Creativity is a natural gift. According to educational philosopher Sir Ken Robinson, almost all humans are born with a huge capacity for creativity. Then, over the years, our educational paradigms squash original thought, replacing it with an assembly line, factory model approach to learning. So when problems arise, we avoid creative thinking in favor of cultural convention, which is often what got us into our messes in the first place. But we can change this by doing things differently.

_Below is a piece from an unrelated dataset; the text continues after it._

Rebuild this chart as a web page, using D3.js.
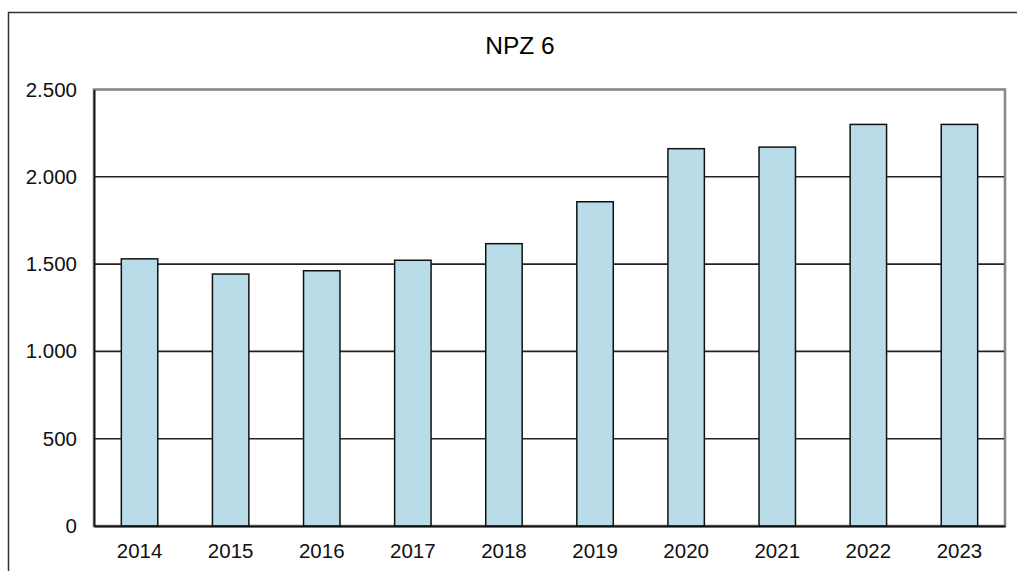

We’re not talking about throwing out conventional wisdom but recommending a heads-up stance that recognizes the limitations of convention and allows us to acknowledge our families’ unique needs and circumstances. This is about being aware rather than defaulting to the status quo. Here’s how to enhance your life as a dad by doing things differently—by learning how to color outside the lines.
Whose line is it?
First, and this is an important starting point, ask this question: “Who exactly is drawing the lines I’m coloring between so carefully?” If it’s God, then OK. But if the lines you’re trying so hard to stay inside are actually sketched into place by the advertising industry, by someone you’re jealous of, or by some set of cultural expectations that may well stand in conflict with who you really are, then it’s time to do things differently.
Make a new plan.
Try making some work decisions based on your family rather than making family decisions based on what your job dictates. Maybe less time with the kids isn’t worth the extra money. Maybe being able to make bigger car payments for a nicer car isn’t a great trade-off for missing another family event every week (not to mention the extra debt). Seriously, Dad, you can’t make up for lost time.
Am I happy?
Take a personal inventory. Make a list of the 10 things you value most in your life. The list likely will include your children, your faith, your home, your friends, and your community. Then make a list of the top 10 things you spend your time attending to in an average week, excluding sleep. If the two lists fail to line up, ask yourself why and consider whether you’d be better off doing things differently. It turns out that the first step to success is defining it.
Ask yourself some “what if” questions. What if I were a stay-at-home dad? What if I stopped arguing with people who disagree with me and spent more time listening to their points of view? What if I took the kids out of “select” sports and had dinner together as a family every night? What if we sold one of the cars, moved to a smaller house, canceled cable, and lived more simply?
Rewrite the story.
What if I made a conscious decision to rewrite the story of my family’s life by acknowledging the current state of things and then, by doing things differently, rather than simply drifting along without really evaluating anything?
Sound off: What would change in your life by doing things differently?
Huddle Up Question
Huddle up with your kids and ask, “What are some things you’d like to do differently?”